§ REQUIREMENT
Your task is to repeat all of the data exactly while excluding the pictures.

§ PROVIDED DATA

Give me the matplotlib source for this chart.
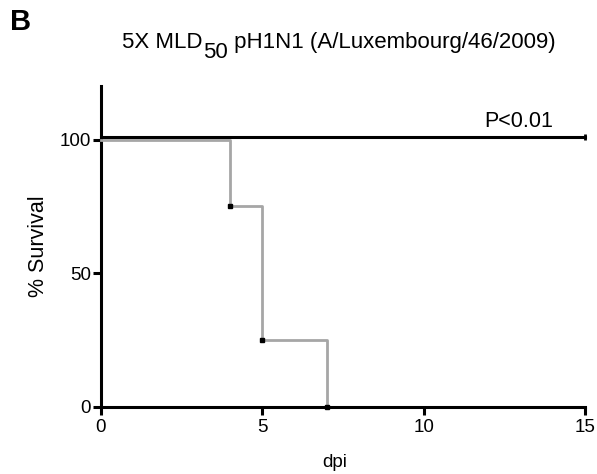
import matplotlib.pyplot as plt
import matplotlib.transforms as mtrans

plt.rcParams["font.family"] = ["Liberation Sans", "DejaVu Sans"]

# survival data (dpi vs % survival)
ctrlDays = [0, 15]
ctrlSurv = [100, 100]
infDays  = [0, 4, 5, 7]
infSurv  = [100, 75, 25, 0]
censDays = [4, 5, 7]
censSurv = [75, 25, 0]

xTicks = [0, 5, 10, 15]
yTicks = [0, 50, 100]

fig = plt.figure(figsize=(5.97, 4.74), dpi=100)
ax = fig.add_axes([0.169, 0.1414, 0.811, 0.677])

# small upward shift so the black line does not hide the grey one
shift = mtrans.offset_copy(ax.transData, fig=fig, x=0, y=1.6, units="points")

ax.step(infDays, infSurv, where="post", color="#a6a6a6", lw=2.0, clip_on=False, zorder=3)
ax.plot(censDays, censSurv, "s", color="black", ms=2.5, clip_on=False, zorder=4)
ax.plot(ctrlDays, ctrlSurv, color="black", lw=2.2, transform=shift, clip_on=False, zorder=5)
ax.plot([ctrlDays[-1]], [ctrlSurv[-1]], marker="|", color="black", ms=5, mew=2.0,
        transform=shift, clip_on=False, zorder=5)

ax.set_xlim(0, 15)
ax.set_ylim(0, 120)
ax.set_xticks(xTicks)
ax.set_yticks(yTicks)
ax.tick_params(direction="out", length=6, width=2.2, labelsize=13.5)
ax.tick_params(axis="x", pad=3)
ax.tick_params(axis="y", pad=1)

for s in ["top", "right"]:
  ax.spines[s].set_visible(False)
for s in ["left", "bottom"]:
  ax.spines[s].set_linewidth(2.2)

ax.set_xlabel("dpi", fontsize=13.5)
ax.xaxis.set_label_coords(0.483, -0.145)
ax.set_ylabel("% Survival", fontsize=15.5)
ax.yaxis.set_label_coords(-0.107, 0.5)

ax.text(14.0, 104.8, "P<0.01", ha="right", va="baseline", fontsize=15.5)

# title with full-size lowered subscript
tSize = 16
t1 = fig.text(122 / 597, 0.899, "5X MLD", ha="left", va="baseline", fontsize=tSize)
t2 = ax.annotate("50", xy=(1, 0), xycoords=t1, xytext=(0.5, -7.5), textcoords="offset points",
                 ha="left", va="bottom", fontsize=tSize, annotation_clip=False)
t3 = ax.annotate(" pH1N1 (A/Luxembourg/46/2009)", xy=(1, 0), xycoords=t2, xytext=(0, 7.5),
                 textcoords="offset points", ha="left", va="bottom", fontsize=tSize,
                 annotation_clip=False)

fig.text(10 / 597, 0.953, "B", ha="left", va="center", fontsize=21, fontweight="bold")

fig.savefig("out.png", dpi=100)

§ COMPLETED TASK
Give me the matplotlib source for this chart.
import matplotlib.pyplot as plt
import matplotlib.transforms as mtrans

plt.rcParams["font.family"] = ["Liberation Sans", "DejaVu Sans"]

# survival data (dpi vs % survival)
ctrlDays = [0, 15]
ctrlSurv = [100, 100]
infDays  = [0, 4, 5, 7]
infSurv  = [100, 75, 25, 0]
censDays = [4, 5, 7]
censSurv = [75, 25, 0]

xTicks = [0, 5, 10, 15]
yTicks = [0, 50, 100]

fig = plt.figure(figsize=(5.97, 4.74), dpi=100)
ax = fig.add_axes([0.169, 0.1414, 0.811, 0.677])

# small upward shift so the black line does not hide the grey one
shift = mtrans.offset_copy(ax.transData, fig=fig, x=0, y=1.6, units="points")

ax.step(infDays, infSurv, where="post", color="#a6a6a6", lw=2.0, clip_on=False, zorder=3)
ax.plot(censDays, censSurv, "s", color="black", ms=2.5, clip_on=False, zorder=4)
ax.plot(ctrlDays, ctrlSurv, color="black", lw=2.2, transform=shift, clip_on=False, zorder=5)
ax.plot([ctrlDays[-1]], [ctrlSurv[-1]], marker="|", color="black", ms=5, mew=2.0,
        transform=shift, clip_on=False, zorder=5)

ax.set_xlim(0, 15)
ax.set_ylim(0, 120)
ax.set_xticks(xTicks)
ax.set_yticks(yTicks)
ax.tick_params(direction="out", length=6, width=2.2, labelsize=13.5)
ax.tick_params(axis="x", pad=3)
ax.tick_params(axis="y", pad=1)

for s in ["top", "right"]:
  ax.spines[s].set_visible(False)
for s in ["left", "bottom"]:
  ax.spines[s].set_linewidth(2.2)

ax.set_xlabel("dpi", fontsize=13.5)
ax.xaxis.set_label_coords(0.483, -0.145)
ax.set_ylabel("% Survival", fontsize=15.5)
ax.yaxis.set_label_coords(-0.107, 0.5)

ax.text(14.0, 104.8, "P<0.01", ha="right", va="baseline", fontsize=15.5)

# title with full-size lowered subscript
tSize = 16
t1 = fig.text(122 / 597, 0.899, "5X MLD", ha="left", va="baseline", fontsize=tSize)
t2 = ax.annotate("50", xy=(1, 0), xycoords=t1, xytext=(0.5, -7.5), textcoords="offset points",
                 ha="left", va="bottom", fontsize=tSize, annotation_clip=False)
t3 = ax.annotate(" pH1N1 (A/Luxembourg/46/2009)", xy=(1, 0), xycoords=t2, xytext=(0, 7.5),
                 textcoords="offset points", ha="left", va="bottom", fontsize=tSize,
                 annotation_clip=False)

fig.text(10 / 597, 0.953, "B", ha="left", va="center", fontsize=21, fontweight="bold")

fig.savefig("out.png", dpi=100)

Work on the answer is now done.